Kuechenberg, standout on 1972 Dolphins, dies
Former Miami Dolphins guard Bob Kuechenberg, a six-time Pro Bowl selection and member of the only NFL team to achieve a perfect season, died at age 71.
His death Saturday was confirmed by the Dolphins, who had no further details.
Kuechenberg joined the Dolphins as a free agent in 1970, coach Don Shula’s first season, and played for them until 1983. He started every game for the team that went 17- 0 in 1972, and started 16 games for the team that repeated as Super Bowl champions in 1973.
Kuechenberg was a finalist for the Pro Football Hall of Fame and a member of the Dolphins’ Honor Roll.
“I was sorry to learn of the passing of Bob Kuechenberg, who was not only one of the best players I ever coached but one of the toughest as well,” Shula said in a statement. “He was one of the key performers on our championship teams.”
Over his 15 seasons, Kuechenberg started in Miami’s first four Super Bowls, made the Pro Bowl six times and was first or second team all-pro three times.
The 1970s Dolphins offensive line was the first to block for two 1,000-yard rushers in a single season (Mercury Morris and Larry Csonka on the unbeaten 1972 Super Bowl champions).
Shula said Kuechenberg played with a broken arm in Super Bowl VIII in January 1974 and still dominated Hall of Fame defensive tackle Alan Page as Miami beat Minnesota, 24-7. That game was 45 years ago Sunday.
Former teammate Jim Langer, a Hall of Fame center, said he stayed in touch with Kuechenberg, spoke with him in the past week and was shocked to learn of his death.
“He was the kind of guy you’d want in your foxhole,” Langer said. “He played hard and was very intense about the game, which was typical of our team. He was my roommate for 10 years, and we talked football damn near all the time.”
A native of Gary, Ind., Kuechenberg played at Notre Dame before being drafted by the Philadelphia Eagles in 1969 but never played for them.
Kuechenberg’s 196 games with the Dolphins was a team record until Dan Marino broke it.
OFFICIALS: Sarah Thomas became the first woman to work an NFL playoff game as an on-field official.
Thomas was the down judge in Sunday’s divisional-round game between New England and the Los Angeles Chargers in Foxborough, Mass. That’s a first, according to the NFL’s Twitter account.
Thomas was hired in 2015 and already was the league’s first female full-time official.
Terri Valenti was the replay official in Saturday’s playoff game between the Chiefs and Colts, also a first.
CHARGERS: The daughter of Chargers defensive lineman Brandon Mebane was remembered before Los Angeles’s playoff game at New England.

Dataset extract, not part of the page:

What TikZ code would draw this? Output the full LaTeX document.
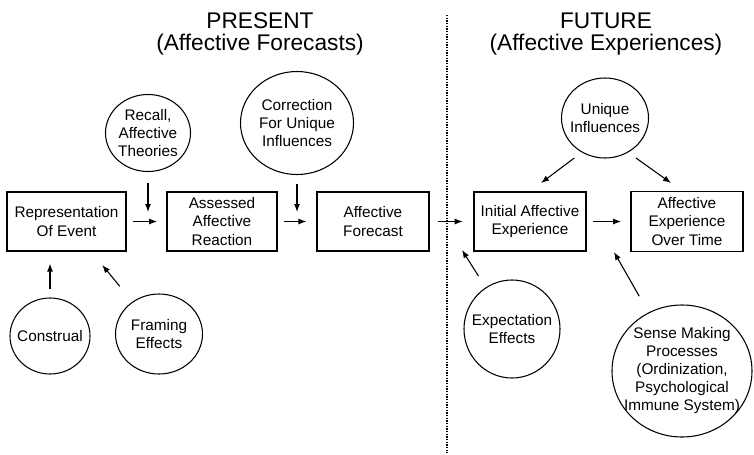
\documentclass[tikz,border=0pt]{standalone}
\usepackage{fontspec}
\setmainfont{Liberation Sans}
\usetikzlibrary{arrows.meta,shapes.geometric}

\begin{document}
\begin{tikzpicture}[x=0.75pt,y=-0.75pt,
    stage/.style={draw,line width=0.9pt,align=center,inner sep=0pt,
        minimum width=84pt,minimum height=44.25pt,
        font=\fontsize{11.5}{13.9}\selectfont},
    infl/.style={draw,ellipse,line width=0.8pt,align=center,inner sep=0pt,
        font=\fontsize{11.5}{13.5}\selectfont},
    flow/.style={-{Latex[length=6pt,width=4.5pt]},line width=0.8pt,
        shorten <=5pt,shorten >=7pt},
    cue/.style={-{Latex[length=6pt,width=4.5pt]},line width=0.8pt},
    heading/.style={font=\fontsize{17}{16.5}\selectfont,align=center,inner sep=0pt}]
            \useasboundingbox (0,0) rectangle (754,454);

            \node[heading] (present) at (260,33.6) {PRESENT\\(Affective Forecasts)};
            \node[heading] (future) at (606,33.6) {FUTURE\\(Affective Experiences)};

            \draw[line width=0.9pt,dash pattern=on 0.9pt off 1.1pt] (447,15) -- (447,453);

            % the chain of boxes
            \node[stage,minimum width=89.25pt] (rep) at (66.5,221.5) {Representation\\Of Event};
            \node[stage,minimum width=82.5pt] (assess) at (222,221.5) {Assessed\\Affective\\Reaction};
            \node[stage,line width=1.8pt] (fcast) at (373,221.5) {Affective\\Forecast};
            \node[stage] (initexp) at (530,221.5) {Initial Affective\\Experience};
            \node[stage,minimum height=45pt] (overtime) at (687,221.5) {Affective\\Experience\\Over Time};

            \node[infl,minimum width=63.75pt,minimum height=57.75pt]
                (recall) at (148,133) {Recall,\\Affective\\Theories};
            \node[infl,minimum width=84.75pt,minimum height=77.25pt]
                (correct) at (297,123) {Correction\\For Unique\\Influences};
            \node[infl,minimum width=65.25pt,minimum height=60pt,inner xsep=-3.5pt]
                (unique) at (605,118) {Unique\\Influences};
            \node[infl,minimum width=60pt,minimum height=57pt,inner xsep=-3.5pt]
                (construal) at (50,336) {Construal};
            \node[infl,minimum width=65.25pt,minimum height=60pt]
                (framing) at (159,334) {Framing\\Effects};
            \node[infl,minimum width=72pt,minimum height=73.5pt,inner xsep=-5pt]
                (expect) at (512,329) {Expectation\\Effects};
            \node[infl,minimum width=105pt,minimum height=99pt,inner xsep=-6.6pt]
                (sense) at (682,371) {Sense Making\\Processes\\(Ordinization,\\Psychological\\Immune System)};

            \coordinate (recallTip) at (148,212);
            \coordinate (correctTip) at (297,212);
            \coordinate (uniqueTipA) at (541,183);
            \coordinate (uniqueTipB) at (671,183);
            \coordinate (expectTip) at (462,250);
            \coordinate (senseTip) at (614,252);

            \draw[flow] (rep) -- (assess);
            \draw[flow] (assess) -- (fcast);
            \draw[flow,shorten <=6pt,shorten >=8pt] (fcast) -- (initexp);
            \draw[flow] (initexp) -- (overtime);

            \draw[cue,shorten <=8pt] (recall) -- (recallTip);
            \draw[cue,shorten <=7pt] (correct) -- (correctTip);
            \draw[cue,shorten <=7pt] (unique.236) -- (uniqueTipA);
            \draw[cue,shorten <=7pt] (unique.304) -- (uniqueTipB);
            \draw[cue,shorten <=6pt,shorten >=9pt] (construal) -- (construal |- rep.south);
            \draw[cue,shorten <=15pt,shorten >=13pt] (framing) -- (rep);
            \draw[cue,shorten <=10pt] (expect) -- (expectTip);
            \draw[cue,shorten <=14pt] (sense) -- (senseTip);

            \end{tikzpicture}
\end{document}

The Patriots asked fans to stand and observe a moment of silence for Makenna Mebane, who died Jan. 3 at the age of 7 weeks. She was born with a rare genetic condition known as Trisomy 13 that causes delays in development and affects several organs.
Brandon Mebane had missed five of the past seven games, including last week’s first-round game at Baltimore, to be with his family. He was active Sunday.